At AERA 2014 I presented a dance/poetry/theoretical musings ABER work. In this short writing I simply want to describe the situation, at this moment, for ABER work at AERA (and perhaps, by extension, at most research conferences) as well as what I wish to do next with this work. I was assigned a smallish room designed for perhaps 30 people. It was filled with chairs as well as a table up front, a round tall table for speaking and another smaller table with a projector and, in the corner of the room, a screen for the projector. None of these tables could be moved. This left a narrow half-space up front. Even with moving the chairs together with minimal room for people to sit, the space was tight and crowded. While I had planned that there would limited space for movement and had, as much as possible, designed the choreography to not take much space, it was much more constrained than even I had considered. Additionally I had not planned for the following eventualities.

  • There would be no sound system to properly project the music for the choreography.

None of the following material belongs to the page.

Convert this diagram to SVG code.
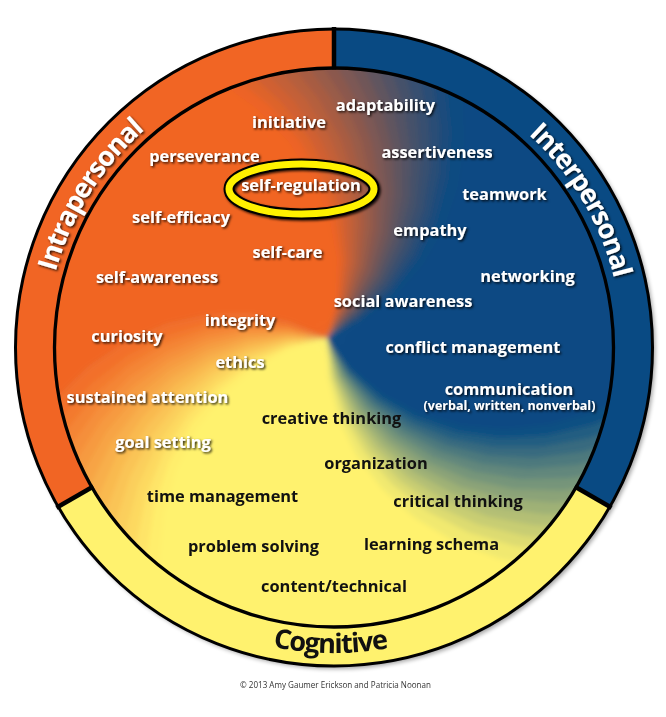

  • This I take as my responsibility. Actually the tech people were able to plug the iPad into the room system but, after they left, something happened and we had to rely on the very low sound of the iPad.
  • The floor would be carpet over some sort of very spongy pad that, as with foam moved under my feet whenever I changed position. This made performing the movement challenging.
  • Space so tight that I was right next to the audience in very close quarters, again throwing off my ability to move as large as I would have liked.
  • The inability to have any rehearsal time in the space to be used. Because there was no real rehearsal time in the space, my co-presenter, who has no experience doing theater, had to learn his role quickly. While he did well, I did have to cue him (the head nods) and this takes away from maintaining the sense of the piece.
  • The moving of chairs created the situation that people could not see some of the dance or see it in quite a blocked manner. In other words, the sight lines were terrible.

Ideally I would have had the words memorized so that I might speak them more directly. In the next instantiation of this piece I am going to have the words recorded so that I don’t speak at all but, rather, move in some prescribed improvisatory way while the words are being heard. In this way I maintain my stance as a dancer and the words become music, along with the more conventional music. The movement will not be illustrative of the words but be counter to them.